» **SUPPLIED DATA**

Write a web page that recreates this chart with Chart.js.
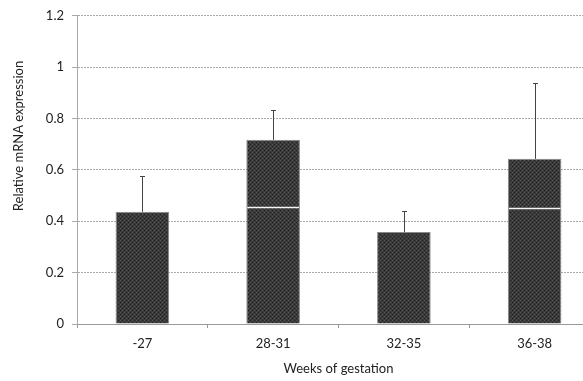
<!DOCTYPE html>
<html>
<head>
<meta charset="utf-8">
<script src="https://cdn.jsdelivr.net/npm/chart.js@4"></script>
<style>
  html, body { margin: 0; padding: 0; background: #fff; overflow: hidden; }
  #wrap { width: 600px; height: 381px; }
</style>
</head>
<body>
<div id="wrap"><canvas id="barChart" width="600" height="381"></canvas></div>
<script>
var categories = ['-27', '28-31', '32-35', '36-38'];
// lower part of each bar (a white line splits two of the bars)
var lowerPart = [0.437, 0.456, 0.358, 0.452];
var upperPart = [0, 0.261, 0, 0.191];
// top of the error bars
var errorTop = [0.577, 0.834, 0.44, 0.939];
var yTicks = [0, 0.2, 0.4, 0.6, 0.8, 1, 1.2];

var fontFamily = 'Lato, "Open Sans", sans-serif';

// small grey texture for the bars
function makePattern() {
    var c = document.createElement('canvas');
    c.width = 4; c.height = 4;
    var g = c.getContext('2d');
    g.fillStyle = '#3a3a3a';
    g.fillRect(0, 0, 4, 4);
    g.fillStyle = '#555';
    g.fillRect(0, 0, 1, 1); g.fillRect(2, 2, 1, 1);
    g.fillStyle = '#222';
    g.fillRect(2, 0, 1, 1); g.fillRect(0, 2, 1, 1);
    return document.getElementById('barChart').getContext('2d').createPattern(c, 'repeat');
}
var barFill = makePattern();

var errorBars = {
    id: 'errorBars',
    afterDatasetsDraw: function (chart) {
        var ctx = chart.ctx;
        var x = chart.scales.x, y = chart.scales.y;
        var lower = chart.getDatasetMeta(0).data;
        ctx.save();
        // white split line inside the two-part bars
        ctx.strokeStyle = '#f4f4f4';
        ctx.lineWidth = 1.5;
        for (var j = 0; j < categories.length; j++) {
            if (upperPart[j] > 0) {
                var el = lower[j];
                var yl = Math.round(y.getPixelForValue(lowerPart[j])) + 0.5;
                ctx.beginPath();
                ctx.moveTo(el.x - el.width / 2 + 1, yl);
                ctx.lineTo(el.x + el.width / 2 - 1, yl);
                ctx.stroke();
            }
        }
        ctx.strokeStyle = '#444';
        ctx.lineWidth = 1;
        for (var i = 0; i < categories.length; i++) {
            var px = Math.round(x.getPixelForValue(i)) + 0.5;
            var yTop = y.getPixelForValue(lowerPart[i] + upperPart[i]);
            var yErr = Math.round(y.getPixelForValue(errorTop[i])) + 0.5;
            ctx.beginPath();
            ctx.moveTo(px, yTop);
            ctx.lineTo(px, yErr);
            ctx.moveTo(px - 2.5, yErr);
            ctx.lineTo(px + 2.5, yErr);
            ctx.stroke();
        }
        // y axis title, placed as in the original figure
        ctx.translate(19, 136);
        ctx.rotate(-Math.PI / 2);
        ctx.fillStyle = '#222';
        ctx.font = '13px ' + fontFamily;
        ctx.textAlign = 'center';
        ctx.textBaseline = 'middle';
        ctx.fillText('Relative mRNA expression', 0, 0);
        ctx.restore();
    }
};

var ctxBar = document.getElementById('barChart').getContext('2d');
var barChart = new Chart(ctxBar, {
    type: 'bar',
    data: {
        labels: categories,
        datasets: [{
            data: lowerPart,
            backgroundColor: barFill,
            borderColor: '#888',
            borderWidth: 1,
            categoryPercentage: 1,
            barPercentage: 0.41
        }, {
            data: upperPart,
            backgroundColor: barFill,
            borderColor: '#888',
            borderWidth: { top: 1, left: 1, right: 1, bottom: 0 },
            categoryPercentage: 1,
            barPercentage: 0.41
        }]
    },
    options: {
        responsive: false,
        animation: false,
        layout: { padding: { top: 10, left: 0, right: 0, bottom: 0 } },
        plugins: {
            legend: { display: false },
            tooltip: { enabled: false }
        },
        scales: {
            x: {
                stacked: true,
                grid: { drawOnChartArea: false, drawTicks: true, tickLength: 4, color: '#999', offset: true },
                border: { display: true, color: '#999', dash: [2, 1] },
                ticks: { color: '#222', font: { family: fontFamily, size: 13 }, padding: 8 },
                title: { display: true, text: 'Weeks of gestation', color: '#222', font: { family: fontFamily, size: 13 }, padding: { top: 10 } },
                afterFit: function (s) { s.height = 57; }
            },
            y: {
                stacked: true,
                min: 0,
                max: 1.2,
                afterBuildTicks: function (s) { s.ticks = yTicks.map(function (v) { return { value: v }; }); },
                grid: { color: '#aaa', tickLength: 5 },
                border: { display: true, color: '#aaa', dash: [2, 1] },
                ticks: {
                    color: '#222', font: { family: fontFamily, size: 13 }, padding: 8,
                    callback: function (v) { return String(Math.round(v * 10) / 10); }
                },
                afterFit: function (s) { s.width = 77; }
            }
        }
    },
    plugins: [errorBars]
});
</script>
</body>
</html>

» **EXERCISE**
Restate exactly, please, only the lines between the start of the data and the line containing "var barFill = makePattern();", both ends included, skipping the pictures.

» **ANSWER TO THIS TASK**
Write a web page that recreates this chart with Chart.js.
<!DOCTYPE html>
<html>
<head>
<meta charset="utf-8">
<script src="https://cdn.jsdelivr.net/npm/chart.js@4"></script>
<style>
  html, body { margin: 0; padding: 0; background: #fff; overflow: hidden; }
  #wrap { width: 600px; height: 381px; }
</style>
</head>
<body>
<div id="wrap"><canvas id="barChart" width="600" height="381"></canvas></div>
<script>
var categories = ['-27', '28-31', '32-35', '36-38'];
// lower part of each bar (a white line splits two of the bars)
var lowerPart = [0.437, 0.456, 0.358, 0.452];
var upperPart = [0, 0.261, 0, 0.191];
// top of the error bars
var errorTop = [0.577, 0.834, 0.44, 0.939];
var yTicks = [0, 0.2, 0.4, 0.6, 0.8, 1, 1.2];

var fontFamily = 'Lato, "Open Sans", sans-serif';

// small grey texture for the bars
function makePattern() {
    var c = document.createElement('canvas');
    c.width = 4; c.height = 4;
    var g = c.getContext('2d');
    g.fillStyle = '#3a3a3a';
    g.fillRect(0, 0, 4, 4);
    g.fillStyle = '#555';
    g.fillRect(0, 0, 1, 1); g.fillRect(2, 2, 1, 1);
    g.fillStyle = '#222';
    g.fillRect(2, 0, 1, 1); g.fillRect(0, 2, 1, 1);
    return document.getElementById('barChart').getContext('2d').createPattern(c, 'repeat');
}
var barFill = makePattern();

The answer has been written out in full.